In a 2022 article in Psychology Today, the physician and author of The Lost Art of Dying, L. S. Dugdale summed up arguments for and against MAID and similar measures in other nations.

“Arguments in favor of either type of assisted death tend to focus on relief of suffering, compassion, and self-determination . . . Some advocates have suggested that since hospice and palliative care measures are not universally available, it makes sense to be able to control the timing and manner of one’s death.

“On the flip side, opponents of legalization worry that killing people instead of providing access to good hospice and palliative care lets governments and health care systems off the hook . . . and that it will lead to abuses of marginalized groups.”

With the more expansive MAID provisions, writes Dugdale, “the reasons for ending life expand markedly . . . In March 2021, the [revised] law allowed for the euthanasia of anyone with chronic conditions, including a disability, regardless of death’s imminence. People have been euthanized for the ‘suffering’ of having housing or medical bills they cannot afford.

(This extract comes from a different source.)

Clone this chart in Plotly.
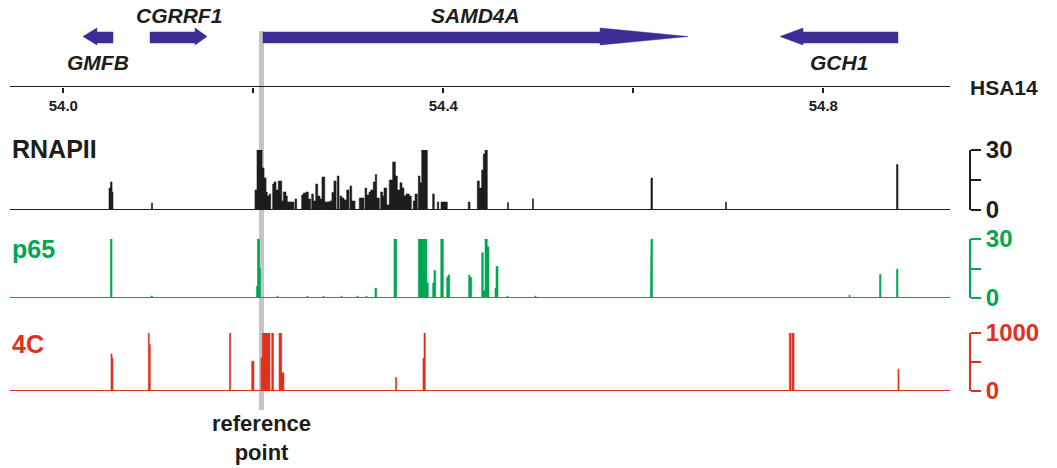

A military veteran and paralympic athlete was seeking to have a chair lift installed in her home, but instead she was offered MAID.”

I understand that there are compelling arguments for physician assisted suicide, now termed “compassion in dying” or “peaceful and compassionate transition.” But might  future generations find that we “let governments and health systems [that is, society] off the hook” as euthanasia became common and spread to vulnerable populations?

We tend to think of ourselves as enlightened and moral superior to our predecessors. Are we? Back to my original question, what do we today accept, or believe to be “good,” that may be found abhorrent by future generations?